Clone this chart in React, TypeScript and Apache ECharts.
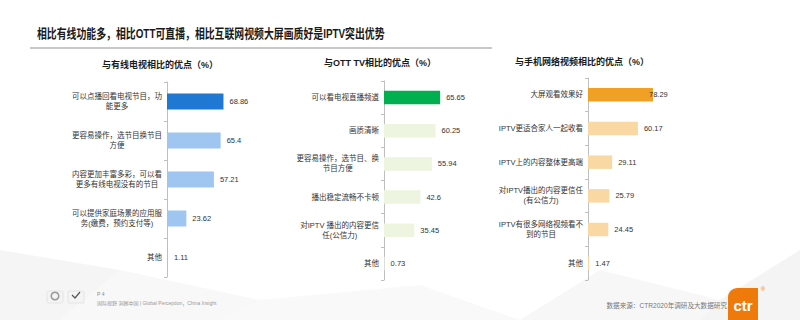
import React, { useEffect, useRef } from "react";
import * as echarts from "echarts";

const mainTitle = "相比有线功能多，相比OTT可直播，相比互联网视频大屏画质好是IPTV突出优势";

const panelTitles = ["与有线电视相比的优点（%）", "与OTT TV相比的优点（%）", "与手机网络视频相比的优点（%）"];

const cableCats = [
  "可以点播回看电视节目，功\n能更多",
  "更容易操作，选节目换节目\n方便",
  "内容更加丰富多彩，可以看\n更多有线电视没有的节目",
  "可以提供家庭场景的应用服\n务(缴费，预约支付等)",
  "其他",
];
const cableVals = [68.86, 65.4, 57.21, 23.62, 1.11];

const ottCats = [
  "可以看电视直播频道",
  "画质清晰",
  "更容易操作，选节目、换\n节目方便",
  "播出稳定流畅不卡顿",
  "对IPTV 播出的内容更信\n任(公信力)",
  "其他",
];
const ottVals = [65.65, 60.25, 55.94, 42.6, 35.45, 0.73];

const mobileCats = [
  "大屏观看效果好",
  "IPTV更适合家人一起收看",
  "IPTV上的内容整体更高端",
  "对IPTV播出的内容更信任\n(有公信力)",
  "IPTV有很多网络视频看不\n到的节目",
  "其他",
];
const mobileVals = [78.29, 60.17, 29.11, 25.79, 24.45, 1.47];

const sourceText = "数据来源：CTR2020年调研及大数据研究";
const sloganText = "国际视野 洞察中国 | Global Perception，China Insight";
const pageText = "P 4";

const FONT = "'Liberation Sans', 'Noto Sans CJK SC', sans-serif";
const LABEL_SIZE = 7.5;

export default function App() {
  const ref = useRef<HTMLDivElement>(null);

  useEffect(() => {
    document.body.style.margin = "0";
    if (!ref.current) return;
    const chart = echarts.init(ref.current, null, { renderer: "svg" });

    const canvas = document.createElement("canvas");
    const ctx = canvas.getContext("2d") as CanvasRenderingContext2D;
    ctx.font = `${LABEL_SIZE}px ${FONT}`;

    // centred multi-line category labels: pad each line so it sits in the middle of its block
    const buildRich = (cats: string[]) => {
      const rich: any = {};
      cats.forEach((c, idx) => {
        const lines = c.split("\n");
        const ws = lines.map((l) => ctx.measureText(l).width);
        const W = Math.max(...ws);
        lines.forEach((_, k) => {
          rich[`r${idx}_${k}`] = {
            align: "left",
            fontSize: LABEL_SIZE,
            lineHeight: 10,
            color: "#333333",
            fontFamily: FONT,
            padding: [0, 0, 0, (W - ws[k]) / 2],
          };
        });
      });
      return rich;
    };

    const panels = [
      { cats: cableCats, vals: cableVals, main: "#1F78D1", light: "#9EC6F0", grid: { left: 167, top: 82, width: 82, height: 195 }, barWidth: 16 },
      { cats: ottCats, vals: ottVals, main: "#00B050", light: "#EDF4E0", grid: { left: 384, top: 81, width: 85.5, height: 199 }, barWidth: 13.5 },
      { cats: mobileCats, vals: mobileVals, main: "#F0A024", light: "#FAD8A4", grid: { left: 588, top: 78, width: 83, height: 202 }, barWidth: 13.5 },
    ];

    const titlePos = [
      { x: 160, y: 65 },
      { x: 380, y: 63 },
      { x: 582, y: 62 },
    ];

    const option: any = {
      animation: false,
      backgroundColor: "#ffffff",
      textStyle: { fontFamily: FONT },
      grid: panels.map((p) => ({ ...p.grid, containLabel: false })),
      xAxis: panels.map((_, i) => ({
        type: "value",
        gridIndex: i,
        min: 0,
        max: 100,
        show: false,
      })),
      yAxis: panels.map((p, i) => ({
        type: "category",
        gridIndex: i,
        inverse: true,
        data: p.cats,
        axisLine: { show: true, lineStyle: { color: "#BFBFBF", width: 1 } },
        axisTick: { show: true, length: 3, lineStyle: { color: "#BFBFBF" } },
        axisLabel: {
          margin: 5,
          formatter: (v: string, idx: number) =>
            v
              .split("\n")
              .map((l, k) => `{r${idx}_${k}|${l}}`)
              .join("\n"),
          rich: buildRich(p.cats),
        },
      })),
      series: panels.map((p, i) => ({
        type: "bar",
        xAxisIndex: i,
        yAxisIndex: i,
        barWidth: p.barWidth,
        data: p.vals.map((v, j) => {
          const item: any = {
            value: v,
            itemStyle: { color: j === 0 ? p.main : p.light },
          };
          if (i === 2 && j === 0) item.label = { distance: -4 };
          return item;
        }),
        label: {
          show: true,
          position: "right",
          distance: 6,
          fontSize: LABEL_SIZE,
          color: "#333333",
          fontFamily: FONT,
          formatter: "{c}",
        },
      })),
      graphic: [
        // faint background facets
        {
          type: "polygon",
          silent: true,
          z: -10,
          shape: { points: [[0, 250], [120, 270], [60, 320], [0, 320]] },
          style: { fill: "#f1f1f1", opacity: 0.7 },
        },
        {
          type: "polygon",
          silent: true,
          z: -10,
          shape: { points: [[60, 320], [120, 270], [260, 300], [220, 320]] },
          style: { fill: "#f5f5f5", opacity: 0.7 },
        },
        {
          type: "polygon",
          silent: true,
          z: -10,
          shape: { points: [[260, 300], [420, 285], [520, 320], [220, 320]] },
          style: { fill: "#f7f7f7", opacity: 0.7 },
        },
        {
          type: "polygon",
          silent: true,
          z: -10,
          shape: { points: [[520, 320], [600, 270], [720, 300], [700, 320]] },
          style: { fill: "#f4f4f4", opacity: 0.7 },
        },
        {
          type: "polygon",
          silent: true,
          z: -10,
          shape: { points: [[720, 300], [800, 250], [800, 320], [700, 320]] },
          style: { fill: "#f0f0f0", opacity: 0.7 },
        },
        // main title
        {
          type: "text",
          x: 37,
          y: 33,
          scaleX: 0.76,
          style: {
            text: mainTitle,
            fontSize: 13,
            fontWeight: "bold",
            fill: "#1a1a1a",
            fontFamily: FONT,
            verticalAlign: "middle",
          },
        },
        {
          type: "line",
          shape: { x1: 30, y1: 48, x2: 492, y2: 48 },
          style: { stroke: "#C8C8C8", lineWidth: 2 },
        },
        ...panelTitles.map((t, i) => ({
          type: "text",
          x: titlePos[i].x,
          y: titlePos[i].y,
          style: {
            text: t,
            fontSize: 9,
            fontWeight: "bold",
            fill: "#1a1a1a",
            fontFamily: FONT,
            align: "center",
            verticalAlign: "middle",
          },
        })),
        // footer left logos
        {
          type: "rect",
          shape: { x: 47, y: 291, width: 16, height: 12, r: 2 },
          style: { fill: "#f4f4f4", stroke: "#d6d6d6", lineWidth: 0.5 },
        },
        {
          type: "ring",
          shape: { cx: 55, cy: 296, r: 4.5, r0: 3 },
          style: { fill: "#9a9a9a" },
        },
        {
          type: "rect",
          shape: { x: 68, y: 291, width: 16, height: 12, r: 1 },
          style: { fill: "#f4f4f4", stroke: "#d6d6d6", lineWidth: 0.5 },
        },
        {
          type: "polyline",
          shape: { points: [[72, 295], [75, 298], [80, 292]] },
          style: { stroke: "#555", lineWidth: 1.2, fill: "none" },
        },
        {
          type: "text",
          x: 97,
          y: 294,
          style: { text: pageText, fontSize: 5, fill: "#888", fontFamily: FONT, verticalAlign: "middle" },
        },
        {
          type: "text",
          x: 97,
          y: 303,
          style: { text: sloganText, fontSize: 5, fill: "#999", fontFamily: FONT, verticalAlign: "middle" },
        },
        // footer right
        {
          type: "text",
          x: 727,
          y: 305,
          style: {
            text: sourceText,
            fontSize: 6.6,
            fill: "#777",
            fontFamily: FONT,
            align: "right",
            verticalAlign: "middle",
          },
        },
        {
          type: "rect",
          shape: { x: 728, y: 288, width: 30, height: 32, r: [9, 0, 0, 0] },
          style: { fill: "#EE7A0C" },
        },
        {
          type: "text",
          x: 743,
          y: 305,
          style: {
            text: "ctr",
            fontSize: 15,
            fontWeight: "bold",
            fill: "#ffffff",
            fontFamily: FONT,
            align: "center",
            verticalAlign: "middle",
          },
        },
        {
          type: "text",
          x: 763,
          y: 289,
          style: {
            text: "®",
            fontSize: 6,
            fill: "#EE7A0C",
            fontFamily: FONT,
            align: "center",
            verticalAlign: "middle",
          },
        },
      ],
    };

    chart.setOption(option);
    return () => chart.dispose();
  }, []);

  return <div ref={ref} style={{ width: 800, height: 320 }} />;
}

· · · · ·

» **To be done**:
Your task is to gather every line with the word "React" and copy it.

» **Reply to the exercise**:
Clone this chart in React, TypeScript and Apache ECharts.
import React, { useEffect, useRef } from "react";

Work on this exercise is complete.